This is a very narrow-use class -- all it does is compute an interactive reflectance spectrum which allows the user to move sliders to change the parameters of the calculation such that the computed spectrum visually matches a provided experimental spectrum. I wanted it to be general use, but it's hard to imagine what a general fitting test case is. In any case, one should be able to modify the source code and construct similar functions to fit whatever type of data one desires.

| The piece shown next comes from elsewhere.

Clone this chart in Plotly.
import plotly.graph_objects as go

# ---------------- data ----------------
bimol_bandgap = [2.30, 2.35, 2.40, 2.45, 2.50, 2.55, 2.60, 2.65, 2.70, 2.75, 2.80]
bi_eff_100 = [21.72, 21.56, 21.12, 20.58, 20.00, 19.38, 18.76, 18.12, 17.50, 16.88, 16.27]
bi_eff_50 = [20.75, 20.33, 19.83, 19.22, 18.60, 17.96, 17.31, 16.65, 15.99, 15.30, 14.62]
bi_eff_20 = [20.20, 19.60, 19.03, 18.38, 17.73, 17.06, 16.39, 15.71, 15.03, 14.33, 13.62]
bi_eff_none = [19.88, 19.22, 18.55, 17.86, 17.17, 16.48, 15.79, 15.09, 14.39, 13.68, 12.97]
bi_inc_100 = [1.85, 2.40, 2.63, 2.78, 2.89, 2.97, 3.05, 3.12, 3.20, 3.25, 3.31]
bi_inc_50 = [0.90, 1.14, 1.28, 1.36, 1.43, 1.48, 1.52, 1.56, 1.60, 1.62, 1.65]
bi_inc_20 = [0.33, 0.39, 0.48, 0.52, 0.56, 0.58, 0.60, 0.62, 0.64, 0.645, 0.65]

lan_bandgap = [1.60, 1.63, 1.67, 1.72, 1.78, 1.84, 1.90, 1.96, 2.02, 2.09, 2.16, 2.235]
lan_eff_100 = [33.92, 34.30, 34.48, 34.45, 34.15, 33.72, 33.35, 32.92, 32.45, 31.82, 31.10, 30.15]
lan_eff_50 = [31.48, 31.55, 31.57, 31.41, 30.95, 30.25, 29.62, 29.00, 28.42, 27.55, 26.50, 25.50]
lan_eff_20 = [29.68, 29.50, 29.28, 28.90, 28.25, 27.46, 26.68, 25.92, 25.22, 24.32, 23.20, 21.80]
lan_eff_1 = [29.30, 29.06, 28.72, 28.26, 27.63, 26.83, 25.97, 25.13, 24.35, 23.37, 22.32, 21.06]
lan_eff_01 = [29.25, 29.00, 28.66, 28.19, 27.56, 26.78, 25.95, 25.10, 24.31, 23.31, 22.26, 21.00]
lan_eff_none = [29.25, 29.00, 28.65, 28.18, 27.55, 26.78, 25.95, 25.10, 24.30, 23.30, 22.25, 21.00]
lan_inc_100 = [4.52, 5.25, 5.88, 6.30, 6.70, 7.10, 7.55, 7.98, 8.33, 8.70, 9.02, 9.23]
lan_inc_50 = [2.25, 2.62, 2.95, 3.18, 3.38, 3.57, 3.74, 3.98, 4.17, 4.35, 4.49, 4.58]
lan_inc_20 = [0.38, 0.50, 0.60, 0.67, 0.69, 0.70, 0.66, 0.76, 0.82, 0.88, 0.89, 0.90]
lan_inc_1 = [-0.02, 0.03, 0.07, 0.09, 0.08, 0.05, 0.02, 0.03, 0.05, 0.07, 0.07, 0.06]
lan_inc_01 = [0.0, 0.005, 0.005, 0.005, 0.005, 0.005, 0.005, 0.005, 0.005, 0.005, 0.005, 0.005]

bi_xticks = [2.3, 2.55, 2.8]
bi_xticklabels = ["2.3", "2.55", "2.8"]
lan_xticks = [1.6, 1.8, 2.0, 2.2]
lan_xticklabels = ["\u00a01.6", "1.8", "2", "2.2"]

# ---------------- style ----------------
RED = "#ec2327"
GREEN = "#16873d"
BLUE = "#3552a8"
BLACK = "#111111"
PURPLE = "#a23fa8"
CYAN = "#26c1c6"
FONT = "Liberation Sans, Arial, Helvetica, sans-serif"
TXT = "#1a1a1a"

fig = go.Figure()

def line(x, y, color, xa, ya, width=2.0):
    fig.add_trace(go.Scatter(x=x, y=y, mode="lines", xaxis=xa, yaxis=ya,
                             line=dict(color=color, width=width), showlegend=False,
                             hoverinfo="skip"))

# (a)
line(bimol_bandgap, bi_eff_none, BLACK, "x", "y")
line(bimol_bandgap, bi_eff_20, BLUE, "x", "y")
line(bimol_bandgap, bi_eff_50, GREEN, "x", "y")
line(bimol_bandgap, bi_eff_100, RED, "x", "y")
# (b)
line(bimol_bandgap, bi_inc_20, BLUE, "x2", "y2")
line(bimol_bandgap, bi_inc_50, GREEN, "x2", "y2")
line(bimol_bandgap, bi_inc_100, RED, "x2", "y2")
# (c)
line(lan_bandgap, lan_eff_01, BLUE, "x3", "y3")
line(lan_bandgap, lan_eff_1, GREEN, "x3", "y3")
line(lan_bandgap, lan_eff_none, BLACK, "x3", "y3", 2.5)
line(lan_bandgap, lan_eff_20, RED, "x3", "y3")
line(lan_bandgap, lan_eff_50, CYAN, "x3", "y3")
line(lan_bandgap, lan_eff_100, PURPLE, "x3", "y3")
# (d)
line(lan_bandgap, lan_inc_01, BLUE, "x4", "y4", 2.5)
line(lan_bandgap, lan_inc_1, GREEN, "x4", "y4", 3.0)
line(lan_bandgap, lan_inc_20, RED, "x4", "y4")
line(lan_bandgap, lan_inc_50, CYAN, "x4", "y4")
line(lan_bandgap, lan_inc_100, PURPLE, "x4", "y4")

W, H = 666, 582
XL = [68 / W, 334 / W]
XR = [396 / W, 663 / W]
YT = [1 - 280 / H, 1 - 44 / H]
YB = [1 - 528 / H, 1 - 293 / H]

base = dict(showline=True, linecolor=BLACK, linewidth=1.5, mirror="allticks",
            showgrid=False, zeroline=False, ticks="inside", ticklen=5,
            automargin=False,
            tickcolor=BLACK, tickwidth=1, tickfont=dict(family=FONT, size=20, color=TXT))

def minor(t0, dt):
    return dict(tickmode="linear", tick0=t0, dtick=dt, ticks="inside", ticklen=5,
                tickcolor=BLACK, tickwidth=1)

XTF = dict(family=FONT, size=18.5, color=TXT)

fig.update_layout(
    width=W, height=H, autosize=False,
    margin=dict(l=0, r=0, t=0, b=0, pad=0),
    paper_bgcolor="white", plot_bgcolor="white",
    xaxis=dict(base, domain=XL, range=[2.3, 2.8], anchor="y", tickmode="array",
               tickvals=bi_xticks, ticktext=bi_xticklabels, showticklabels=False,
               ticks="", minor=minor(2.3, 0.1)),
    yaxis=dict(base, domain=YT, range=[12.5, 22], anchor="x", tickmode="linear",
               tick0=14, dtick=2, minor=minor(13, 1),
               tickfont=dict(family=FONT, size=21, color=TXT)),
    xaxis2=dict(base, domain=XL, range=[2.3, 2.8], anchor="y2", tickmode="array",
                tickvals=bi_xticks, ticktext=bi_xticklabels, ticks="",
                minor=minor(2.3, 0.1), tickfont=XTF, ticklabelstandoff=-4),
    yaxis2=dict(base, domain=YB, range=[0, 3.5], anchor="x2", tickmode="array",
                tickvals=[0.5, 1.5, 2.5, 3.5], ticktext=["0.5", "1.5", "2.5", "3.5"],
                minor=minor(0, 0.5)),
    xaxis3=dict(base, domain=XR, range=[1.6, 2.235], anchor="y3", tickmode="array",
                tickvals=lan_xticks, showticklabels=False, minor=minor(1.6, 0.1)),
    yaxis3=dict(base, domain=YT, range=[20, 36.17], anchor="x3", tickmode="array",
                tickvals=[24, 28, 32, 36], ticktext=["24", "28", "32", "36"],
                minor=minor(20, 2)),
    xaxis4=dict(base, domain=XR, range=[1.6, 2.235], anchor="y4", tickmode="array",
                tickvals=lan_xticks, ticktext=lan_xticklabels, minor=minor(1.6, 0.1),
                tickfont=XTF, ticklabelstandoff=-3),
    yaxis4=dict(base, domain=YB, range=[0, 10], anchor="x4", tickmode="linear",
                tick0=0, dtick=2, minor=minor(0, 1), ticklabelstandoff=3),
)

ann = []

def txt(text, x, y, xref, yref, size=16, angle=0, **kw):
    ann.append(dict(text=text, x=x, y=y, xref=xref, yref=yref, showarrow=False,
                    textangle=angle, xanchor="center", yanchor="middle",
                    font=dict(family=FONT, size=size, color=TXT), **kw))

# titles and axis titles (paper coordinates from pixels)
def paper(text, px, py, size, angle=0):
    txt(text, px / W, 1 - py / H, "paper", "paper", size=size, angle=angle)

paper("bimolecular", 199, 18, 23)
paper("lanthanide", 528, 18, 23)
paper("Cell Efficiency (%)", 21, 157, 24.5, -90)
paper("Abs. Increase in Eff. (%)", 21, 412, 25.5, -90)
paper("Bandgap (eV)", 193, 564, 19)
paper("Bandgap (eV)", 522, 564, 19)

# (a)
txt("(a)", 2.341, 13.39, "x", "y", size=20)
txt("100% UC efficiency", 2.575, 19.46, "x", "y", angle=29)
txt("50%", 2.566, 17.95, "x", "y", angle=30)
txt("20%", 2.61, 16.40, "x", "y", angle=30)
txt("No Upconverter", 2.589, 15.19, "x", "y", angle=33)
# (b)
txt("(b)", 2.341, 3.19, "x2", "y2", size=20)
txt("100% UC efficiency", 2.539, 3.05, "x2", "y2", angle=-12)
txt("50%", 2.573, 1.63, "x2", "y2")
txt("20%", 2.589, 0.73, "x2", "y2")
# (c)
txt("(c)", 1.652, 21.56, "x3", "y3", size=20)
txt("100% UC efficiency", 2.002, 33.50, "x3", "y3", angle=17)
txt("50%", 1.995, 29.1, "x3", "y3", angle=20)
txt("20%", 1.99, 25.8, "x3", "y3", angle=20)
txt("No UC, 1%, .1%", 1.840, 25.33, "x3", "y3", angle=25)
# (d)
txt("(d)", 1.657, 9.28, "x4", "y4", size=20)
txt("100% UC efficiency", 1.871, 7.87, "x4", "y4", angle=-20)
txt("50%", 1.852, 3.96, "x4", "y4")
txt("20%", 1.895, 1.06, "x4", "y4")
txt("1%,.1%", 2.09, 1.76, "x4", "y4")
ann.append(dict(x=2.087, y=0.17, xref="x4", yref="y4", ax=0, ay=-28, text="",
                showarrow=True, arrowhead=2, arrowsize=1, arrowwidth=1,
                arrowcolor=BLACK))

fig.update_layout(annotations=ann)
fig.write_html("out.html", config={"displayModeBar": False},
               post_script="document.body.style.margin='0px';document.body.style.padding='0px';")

The fitting functions work well, but they expect a very particular file name. The experimental data files should be in a folder titled "fitting_test_cases" and this folder should be situated in the same directory as the python script that is running. Within this folder should be two directories named "s" and "p". Within each of those directories should be a directory named whatever material name that you want to fit. The data files should go in this directory. The data file names should have the format <thickness>_<angle>.csv where <thickness> is the integer value of the material thickness in nm, and <angle> is the integer value of the AOI in degrees. You will also need a file titled au<angle>.csv containing the single beam of your reference spectrum (probably a gold mirror, hence the file name.) The program automatically calculates external reflectivity using the single beams of the angle given, but if you already have calculated the reflectivity, simply prepend the file name with "r". For example: r25_50.csv would indicate a reflectivity spectrum for a 25 nm thick layer of material at an AOI of 50 degrees. If you provide reflectivity data, obviously no reference single beam data is needed.
The program uses the same parameters as the file name to avoid user error. This is less general than simply giving the program a file name and path, but I found I often made errors by not calculating the same system as the system for which the experimental data is provided.